● DIRECTIONS FOR THIS TASK
Give every line again exactly as it appears, please, but not the pictures.

Begin GIVEN DATA

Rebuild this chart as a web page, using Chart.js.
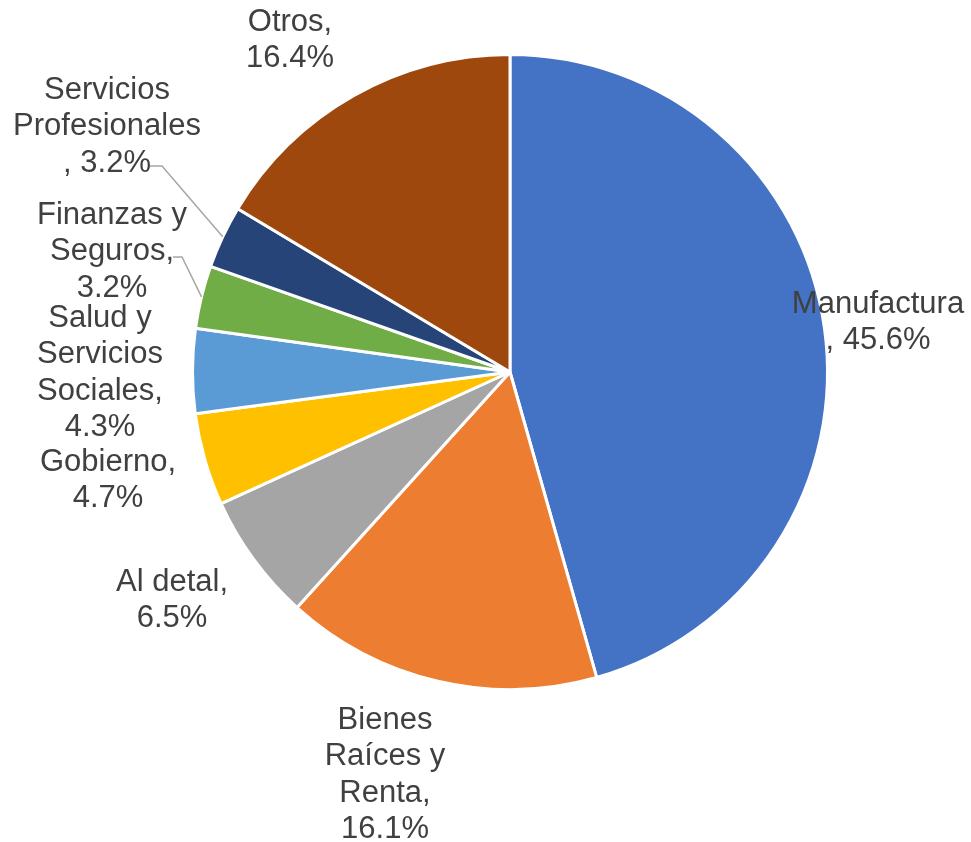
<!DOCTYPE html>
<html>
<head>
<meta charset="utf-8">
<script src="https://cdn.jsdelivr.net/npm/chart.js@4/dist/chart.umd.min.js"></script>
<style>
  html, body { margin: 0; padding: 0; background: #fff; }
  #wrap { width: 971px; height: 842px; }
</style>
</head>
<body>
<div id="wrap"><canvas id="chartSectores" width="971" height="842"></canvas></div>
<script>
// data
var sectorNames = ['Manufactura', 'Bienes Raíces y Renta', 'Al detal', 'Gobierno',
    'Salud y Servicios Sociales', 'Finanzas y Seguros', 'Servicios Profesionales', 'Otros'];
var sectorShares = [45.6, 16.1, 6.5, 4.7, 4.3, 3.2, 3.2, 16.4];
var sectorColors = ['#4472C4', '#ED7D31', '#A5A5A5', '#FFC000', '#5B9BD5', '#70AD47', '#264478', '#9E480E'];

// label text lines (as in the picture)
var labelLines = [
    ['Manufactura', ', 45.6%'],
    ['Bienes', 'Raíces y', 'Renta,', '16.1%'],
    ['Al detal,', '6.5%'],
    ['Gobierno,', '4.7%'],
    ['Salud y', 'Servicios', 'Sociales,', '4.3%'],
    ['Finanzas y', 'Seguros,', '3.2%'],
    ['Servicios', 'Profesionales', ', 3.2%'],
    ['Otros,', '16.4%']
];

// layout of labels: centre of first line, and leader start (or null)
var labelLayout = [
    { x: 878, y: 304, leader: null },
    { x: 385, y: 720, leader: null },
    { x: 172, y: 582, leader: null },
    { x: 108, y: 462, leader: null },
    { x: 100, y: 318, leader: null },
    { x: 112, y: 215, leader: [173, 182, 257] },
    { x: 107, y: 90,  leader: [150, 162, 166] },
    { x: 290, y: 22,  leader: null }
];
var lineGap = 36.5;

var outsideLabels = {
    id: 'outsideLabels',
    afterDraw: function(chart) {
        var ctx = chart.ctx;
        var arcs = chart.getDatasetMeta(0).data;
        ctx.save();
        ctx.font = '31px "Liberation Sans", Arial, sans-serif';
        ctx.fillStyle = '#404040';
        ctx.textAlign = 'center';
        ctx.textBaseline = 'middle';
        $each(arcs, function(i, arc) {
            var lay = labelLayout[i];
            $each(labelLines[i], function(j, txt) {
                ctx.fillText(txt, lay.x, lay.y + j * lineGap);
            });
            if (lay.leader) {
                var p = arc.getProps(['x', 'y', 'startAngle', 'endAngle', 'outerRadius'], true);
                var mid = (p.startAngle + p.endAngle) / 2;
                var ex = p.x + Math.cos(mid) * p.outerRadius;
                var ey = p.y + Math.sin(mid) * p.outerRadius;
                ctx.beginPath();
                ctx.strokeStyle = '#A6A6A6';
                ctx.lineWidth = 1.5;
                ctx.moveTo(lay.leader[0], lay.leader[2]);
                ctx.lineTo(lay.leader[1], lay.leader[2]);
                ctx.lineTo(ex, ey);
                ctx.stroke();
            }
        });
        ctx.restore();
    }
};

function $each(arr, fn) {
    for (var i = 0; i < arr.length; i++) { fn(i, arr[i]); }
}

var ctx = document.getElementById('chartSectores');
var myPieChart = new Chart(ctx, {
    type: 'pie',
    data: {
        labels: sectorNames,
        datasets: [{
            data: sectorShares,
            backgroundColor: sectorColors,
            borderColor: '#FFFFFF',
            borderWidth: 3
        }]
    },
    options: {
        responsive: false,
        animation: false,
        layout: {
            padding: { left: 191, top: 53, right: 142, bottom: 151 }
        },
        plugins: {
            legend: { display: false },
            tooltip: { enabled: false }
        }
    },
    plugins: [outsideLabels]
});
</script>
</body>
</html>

End GIVEN DATA

● RESPONSE TO THIS TASK
Rebuild this chart as a web page, using Chart.js.
<!DOCTYPE html>
<html>
<head>
<meta charset="utf-8">
<script src="https://cdn.jsdelivr.net/npm/chart.js@4/dist/chart.umd.min.js"></script>
<style>
  html, body { margin: 0; padding: 0; background: #fff; }
  #wrap { width: 971px; height: 842px; }
</style>
</head>
<body>
<div id="wrap"><canvas id="chartSectores" width="971" height="842"></canvas></div>
<script>
// data
var sectorNames = ['Manufactura', 'Bienes Raíces y Renta', 'Al detal', 'Gobierno',
    'Salud y Servicios Sociales', 'Finanzas y Seguros', 'Servicios Profesionales', 'Otros'];
var sectorShares = [45.6, 16.1, 6.5, 4.7, 4.3, 3.2, 3.2, 16.4];
var sectorColors = ['#4472C4', '#ED7D31', '#A5A5A5', '#FFC000', '#5B9BD5', '#70AD47', '#264478', '#9E480E'];

// label text lines (as in the picture)
var labelLines = [
    ['Manufactura', ', 45.6%'],
    ['Bienes', 'Raíces y', 'Renta,', '16.1%'],
    ['Al detal,', '6.5%'],
    ['Gobierno,', '4.7%'],
    ['Salud y', 'Servicios', 'Sociales,', '4.3%'],
    ['Finanzas y', 'Seguros,', '3.2%'],
    ['Servicios', 'Profesionales', ', 3.2%'],
    ['Otros,', '16.4%']
];

// layout of labels: centre of first line, and leader start (or null)
var labelLayout = [
    { x: 878, y: 304, leader: null },
    { x: 385, y: 720, leader: null },
    { x: 172, y: 582, leader: null },
    { x: 108, y: 462, leader: null },
    { x: 100, y: 318, leader: null },
    { x: 112, y: 215, leader: [173, 182, 257] },
    { x: 107, y: 90,  leader: [150, 162, 166] },
    { x: 290, y: 22,  leader: null }
];
var lineGap = 36.5;

var outsideLabels = {
    id: 'outsideLabels',
    afterDraw: function(chart) {
        var ctx = chart.ctx;
        var arcs = chart.getDatasetMeta(0).data;
        ctx.save();
        ctx.font = '31px "Liberation Sans", Arial, sans-serif';
        ctx.fillStyle = '#404040';
        ctx.textAlign = 'center';
        ctx.textBaseline = 'middle';
        $each(arcs, function(i, arc) {
            var lay = labelLayout[i];
            $each(labelLines[i], function(j, txt) {
                ctx.fillText(txt, lay.x, lay.y + j * lineGap);
            });
            if (lay.leader) {
                var p = arc.getProps(['x', 'y', 'startAngle', 'endAngle', 'outerRadius'], true);
                var mid = (p.startAngle + p.endAngle) / 2;
                var ex = p.x + Math.cos(mid) * p.outerRadius;
                var ey = p.y + Math.sin(mid) * p.outerRadius;
                ctx.beginPath();
                ctx.strokeStyle = '#A6A6A6';
                ctx.lineWidth = 1.5;
                ctx.moveTo(lay.leader[0], lay.leader[2]);
                ctx.lineTo(lay.leader[1], lay.leader[2]);
                ctx.lineTo(ex, ey);
                ctx.stroke();
            }
        });
        ctx.restore();
    }
};

function $each(arr, fn) {
    for (var i = 0; i < arr.length; i++) { fn(i, arr[i]); }
}

var ctx = document.getElementById('chartSectores');
var myPieChart = new Chart(ctx, {
    type: 'pie',
    data: {
        labels: sectorNames,
        datasets: [{
            data: sectorShares,
            backgroundColor: sectorColors,
            borderColor: '#FFFFFF',
            borderWidth: 3
        }]
    },
    options: {
        responsive: false,
        animation: false,
        layout: {
            padding: { left: 191, top: 53, right: 142, bottom: 151 }
        },
        plugins: {
            legend: { display: false },
            tooltip: { enabled: false }
        }
    },
    plugins: [outsideLabels]
});
</script>
</body>
</html>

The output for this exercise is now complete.